## Exercise details:
Copy out all the lines exactly. Omit pictures.

[Stored data entries]

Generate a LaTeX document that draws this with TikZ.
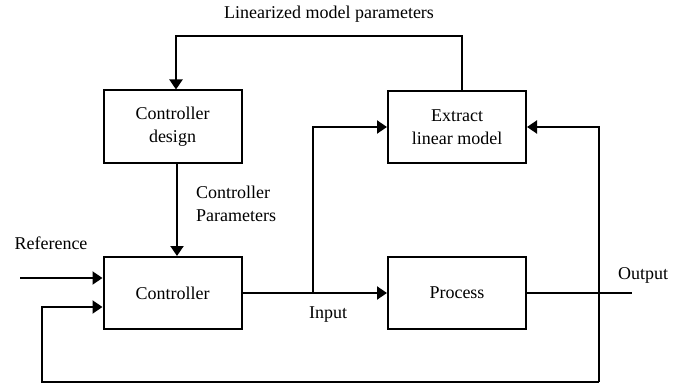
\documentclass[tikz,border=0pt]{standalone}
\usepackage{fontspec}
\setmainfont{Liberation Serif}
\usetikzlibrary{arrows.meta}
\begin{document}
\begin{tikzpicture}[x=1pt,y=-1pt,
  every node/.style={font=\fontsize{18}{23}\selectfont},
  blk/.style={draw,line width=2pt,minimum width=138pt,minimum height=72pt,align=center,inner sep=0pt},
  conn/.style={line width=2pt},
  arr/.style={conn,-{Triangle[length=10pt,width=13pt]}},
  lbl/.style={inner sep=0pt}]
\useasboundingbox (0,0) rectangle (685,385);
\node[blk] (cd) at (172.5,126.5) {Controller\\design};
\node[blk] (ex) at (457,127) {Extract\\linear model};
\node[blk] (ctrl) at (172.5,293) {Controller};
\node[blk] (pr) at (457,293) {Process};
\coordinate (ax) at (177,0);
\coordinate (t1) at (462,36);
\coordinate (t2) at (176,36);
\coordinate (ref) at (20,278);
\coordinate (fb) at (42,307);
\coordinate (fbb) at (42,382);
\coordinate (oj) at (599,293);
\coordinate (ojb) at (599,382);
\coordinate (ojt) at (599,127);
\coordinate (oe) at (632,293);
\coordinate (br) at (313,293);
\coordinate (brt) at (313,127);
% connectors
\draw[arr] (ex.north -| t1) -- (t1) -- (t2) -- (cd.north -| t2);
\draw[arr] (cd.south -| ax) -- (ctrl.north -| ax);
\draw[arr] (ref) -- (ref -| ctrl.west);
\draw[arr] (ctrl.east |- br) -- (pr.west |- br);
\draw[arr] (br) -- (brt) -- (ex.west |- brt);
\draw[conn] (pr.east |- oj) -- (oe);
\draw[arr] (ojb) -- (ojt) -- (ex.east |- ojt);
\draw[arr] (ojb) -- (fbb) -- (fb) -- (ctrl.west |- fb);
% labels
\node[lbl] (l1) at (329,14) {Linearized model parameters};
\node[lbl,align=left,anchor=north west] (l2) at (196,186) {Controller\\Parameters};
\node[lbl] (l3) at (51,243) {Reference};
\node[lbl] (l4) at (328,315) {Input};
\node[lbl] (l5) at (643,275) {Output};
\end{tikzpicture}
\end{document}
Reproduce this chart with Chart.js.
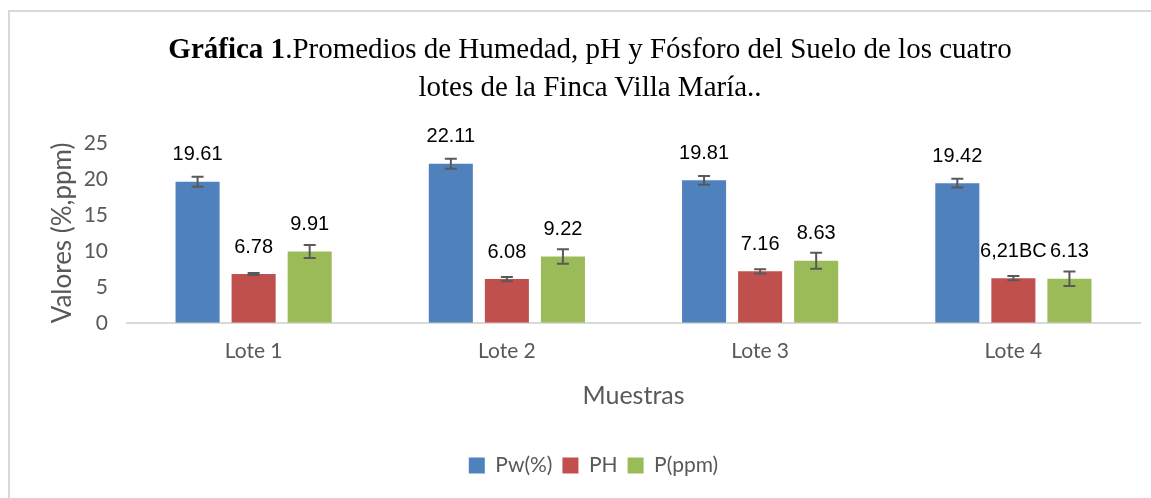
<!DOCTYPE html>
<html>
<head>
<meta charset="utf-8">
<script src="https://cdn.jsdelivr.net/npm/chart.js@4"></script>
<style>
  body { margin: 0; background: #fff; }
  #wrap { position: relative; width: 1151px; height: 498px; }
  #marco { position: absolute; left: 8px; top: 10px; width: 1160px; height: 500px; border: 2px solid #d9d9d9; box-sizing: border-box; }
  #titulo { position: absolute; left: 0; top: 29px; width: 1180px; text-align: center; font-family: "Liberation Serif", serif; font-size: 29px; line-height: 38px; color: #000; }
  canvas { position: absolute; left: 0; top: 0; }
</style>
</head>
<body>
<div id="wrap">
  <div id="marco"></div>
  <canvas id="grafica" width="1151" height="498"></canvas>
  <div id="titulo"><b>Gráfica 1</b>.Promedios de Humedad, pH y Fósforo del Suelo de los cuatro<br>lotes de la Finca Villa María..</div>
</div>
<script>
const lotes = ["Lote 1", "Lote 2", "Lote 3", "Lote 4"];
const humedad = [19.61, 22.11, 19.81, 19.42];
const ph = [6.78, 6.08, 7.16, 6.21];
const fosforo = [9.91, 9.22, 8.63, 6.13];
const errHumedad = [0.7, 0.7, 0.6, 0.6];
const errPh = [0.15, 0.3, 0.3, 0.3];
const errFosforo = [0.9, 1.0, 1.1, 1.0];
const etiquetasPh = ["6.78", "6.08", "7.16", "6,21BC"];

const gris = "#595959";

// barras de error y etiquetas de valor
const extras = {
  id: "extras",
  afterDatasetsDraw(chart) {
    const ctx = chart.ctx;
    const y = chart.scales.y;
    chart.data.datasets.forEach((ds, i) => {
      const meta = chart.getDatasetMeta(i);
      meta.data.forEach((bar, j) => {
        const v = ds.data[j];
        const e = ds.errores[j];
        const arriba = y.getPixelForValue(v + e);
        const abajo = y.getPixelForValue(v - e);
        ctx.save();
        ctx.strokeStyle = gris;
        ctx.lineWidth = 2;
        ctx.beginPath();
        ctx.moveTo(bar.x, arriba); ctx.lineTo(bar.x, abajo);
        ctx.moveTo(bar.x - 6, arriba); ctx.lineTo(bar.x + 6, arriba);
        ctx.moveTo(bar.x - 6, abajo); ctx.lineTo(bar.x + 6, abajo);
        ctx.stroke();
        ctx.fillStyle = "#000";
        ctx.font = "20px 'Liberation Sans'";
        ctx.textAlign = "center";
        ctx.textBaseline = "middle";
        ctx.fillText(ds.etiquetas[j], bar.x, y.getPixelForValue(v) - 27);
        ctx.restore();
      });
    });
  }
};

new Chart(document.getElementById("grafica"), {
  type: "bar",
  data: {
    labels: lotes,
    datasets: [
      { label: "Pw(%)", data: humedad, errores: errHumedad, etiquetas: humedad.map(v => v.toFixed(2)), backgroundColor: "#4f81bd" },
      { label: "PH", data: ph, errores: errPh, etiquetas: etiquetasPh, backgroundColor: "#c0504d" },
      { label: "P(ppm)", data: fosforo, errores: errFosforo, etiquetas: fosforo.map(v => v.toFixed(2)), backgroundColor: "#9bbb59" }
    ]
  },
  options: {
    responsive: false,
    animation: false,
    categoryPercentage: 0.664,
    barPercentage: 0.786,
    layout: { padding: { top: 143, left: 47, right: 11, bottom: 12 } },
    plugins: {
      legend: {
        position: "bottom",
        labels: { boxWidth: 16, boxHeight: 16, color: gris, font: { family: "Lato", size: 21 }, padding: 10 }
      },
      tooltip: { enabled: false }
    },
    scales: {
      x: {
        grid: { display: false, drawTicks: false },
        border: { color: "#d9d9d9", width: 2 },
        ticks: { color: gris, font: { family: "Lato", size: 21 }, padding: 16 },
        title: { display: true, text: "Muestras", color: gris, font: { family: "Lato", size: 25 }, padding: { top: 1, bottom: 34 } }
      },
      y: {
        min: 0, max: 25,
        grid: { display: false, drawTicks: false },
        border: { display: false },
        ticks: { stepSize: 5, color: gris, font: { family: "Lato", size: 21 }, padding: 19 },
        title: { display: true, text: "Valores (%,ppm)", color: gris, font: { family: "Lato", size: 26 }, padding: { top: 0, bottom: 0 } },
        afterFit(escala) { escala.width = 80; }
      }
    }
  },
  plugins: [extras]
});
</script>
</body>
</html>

## Answer for the task:
Generate a LaTeX document that draws this with TikZ.
\documentclass[tikz,border=0pt]{standalone}
\usepackage{fontspec}
\setmainfont{Liberation Serif}
\usetikzlibrary{arrows.meta}
\begin{document}
\begin{tikzpicture}[x=1pt,y=-1pt,
  every node/.style={font=\fontsize{18}{23}\selectfont},
  blk/.style={draw,line width=2pt,minimum width=138pt,minimum height=72pt,align=center,inner sep=0pt},
  conn/.style={line width=2pt},
  arr/.style={conn,-{Triangle[length=10pt,width=13pt]}},
  lbl/.style={inner sep=0pt}]
\useasboundingbox (0,0) rectangle (685,385);
\node[blk] (cd) at (172.5,126.5) {Controller\\design};
\node[blk] (ex) at (457,127) {Extract\\linear model};
\node[blk] (ctrl) at (172.5,293) {Controller};
\node[blk] (pr) at (457,293) {Process};
\coordinate (ax) at (177,0);
\coordinate (t1) at (462,36);
\coordinate (t2) at (176,36);
\coordinate (ref) at (20,278);
\coordinate (fb) at (42,307);
\coordinate (fbb) at (42,382);
\coordinate (oj) at (599,293);
\coordinate (ojb) at (599,382);
\coordinate (ojt) at (599,127);
\coordinate (oe) at (632,293);
\coordinate (br) at (313,293);
\coordinate (brt) at (313,127);
% connectors
\draw[arr] (ex.north -| t1) -- (t1) -- (t2) -- (cd.north -| t2);
\draw[arr] (cd.south -| ax) -- (ctrl.north -| ax);
\draw[arr] (ref) -- (ref -| ctrl.west);
\draw[arr] (ctrl.east |- br) -- (pr.west |- br);
\draw[arr] (br) -- (brt) -- (ex.west |- brt);
\draw[conn] (pr.east |- oj) -- (oe);
\draw[arr] (ojb) -- (ojt) -- (ex.east |- ojt);
\draw[arr] (ojb) -- (fbb) -- (fb) -- (ctrl.west |- fb);
% labels
\node[lbl] (l1) at (329,14) {Linearized model parameters};
\node[lbl,align=left,anchor=north west] (l2) at (196,186) {Controller\\Parameters};
\node[lbl] (l3) at (51,243) {Reference};
\node[lbl] (l4) at (328,315) {Input};
\node[lbl] (l5) at (643,275) {Output};
\end{tikzpicture}
\end{document}
Reproduce this chart with Chart.js.
<!DOCTYPE html>
<html>
<head>
<meta charset="utf-8">
<script src="https://cdn.jsdelivr.net/npm/chart.js@4"></script>
<style>
  body { margin: 0; background: #fff; }
  #wrap { position: relative; width: 1151px; height: 498px; }
  #marco { position: absolute; left: 8px; top: 10px; width: 1160px; height: 500px; border: 2px solid #d9d9d9; box-sizing: border-box; }
  #titulo { position: absolute; left: 0; top: 29px; width: 1180px; text-align: center; font-family: "Liberation Serif", serif; font-size: 29px; line-height: 38px; color: #000; }
  canvas { position: absolute; left: 0; top: 0; }
</style>
</head>
<body>
<div id="wrap">
  <div id="marco"></div>
  <canvas id="grafica" width="1151" height="498"></canvas>
  <div id="titulo"><b>Gráfica 1</b>.Promedios de Humedad, pH y Fósforo del Suelo de los cuatro<br>lotes de la Finca Villa María..</div>
</div>
<script>
const lotes = ["Lote 1", "Lote 2", "Lote 3", "Lote 4"];
const humedad = [19.61, 22.11, 19.81, 19.42];
const ph = [6.78, 6.08, 7.16, 6.21];
const fosforo = [9.91, 9.22, 8.63, 6.13];
const errHumedad = [0.7, 0.7, 0.6, 0.6];
const errPh = [0.15, 0.3, 0.3, 0.3];
const errFosforo = [0.9, 1.0, 1.1, 1.0];
const etiquetasPh = ["6.78", "6.08", "7.16", "6,21BC"];

const gris = "#595959";

// barras de error y etiquetas de valor
const extras = {
  id: "extras",
  afterDatasetsDraw(chart) {
    const ctx = chart.ctx;
    const y = chart.scales.y;
    chart.data.datasets.forEach((ds, i) => {
      const meta = chart.getDatasetMeta(i);
      meta.data.forEach((bar, j) => {
        const v = ds.data[j];
        const e = ds.errores[j];
        const arriba = y.getPixelForValue(v + e);
        const abajo = y.getPixelForValue(v - e);
        ctx.save();
        ctx.strokeStyle = gris;
        ctx.lineWidth = 2;
        ctx.beginPath();
        ctx.moveTo(bar.x, arriba); ctx.lineTo(bar.x, abajo);
        ctx.moveTo(bar.x - 6, arriba); ctx.lineTo(bar.x + 6, arriba);
        ctx.moveTo(bar.x - 6, abajo); ctx.lineTo(bar.x + 6, abajo);
        ctx.stroke();
        ctx.fillStyle = "#000";
        ctx.font = "20px 'Liberation Sans'";
        ctx.textAlign = "center";
        ctx.textBaseline = "middle";
        ctx.fillText(ds.etiquetas[j], bar.x, y.getPixelForValue(v) - 27);
        ctx.restore();
      });
    });
  }
};

new Chart(document.getElementById("grafica"), {
  type: "bar",
  data: {
    labels: lotes,
    datasets: [
      { label: "Pw(%)", data: humedad, errores: errHumedad, etiquetas: humedad.map(v => v.toFixed(2)), backgroundColor: "#4f81bd" },
      { label: "PH", data: ph, errores: errPh, etiquetas: etiquetasPh, backgroundColor: "#c0504d" },
      { label: "P(ppm)", data: fosforo, errores: errFosforo, etiquetas: fosforo.map(v => v.toFixed(2)), backgroundColor: "#9bbb59" }
    ]
  },
  options: {
    responsive: false,
    animation: false,
    categoryPercentage: 0.664,
    barPercentage: 0.786,
    layout: { padding: { top: 143, left: 47, right: 11, bottom: 12 } },
    plugins: {
      legend: {
        position: "bottom",
        labels: { boxWidth: 16, boxHeight: 16, color: gris, font: { family: "Lato", size: 21 }, padding: 10 }
      },
      tooltip: { enabled: false }
    },
    scales: {
      x: {
        grid: { display: false, drawTicks: false },
        border: { color: "#d9d9d9", width: 2 },
        ticks: { color: gris, font: { family: "Lato", size: 21 }, padding: 16 },
        title: { display: true, text: "Muestras", color: gris, font: { family: "Lato", size: 25 }, padding: { top: 1, bottom: 34 } }
      },
      y: {
        min: 0, max: 25,
        grid: { display: false, drawTicks: false },
        border: { display: false },
        ticks: { stepSize: 5, color: gris, font: { family: "Lato", size: 21 }, padding: 19 },
        title: { display: true, text: "Valores (%,ppm)", color: gris, font: { family: "Lato", size: 26 }, padding: { top: 0, bottom: 0 } },
        afterFit(escala) { escala.width = 80; }
      }
    }
  },
  plugins: [extras]
});
</script>
</body>
</html>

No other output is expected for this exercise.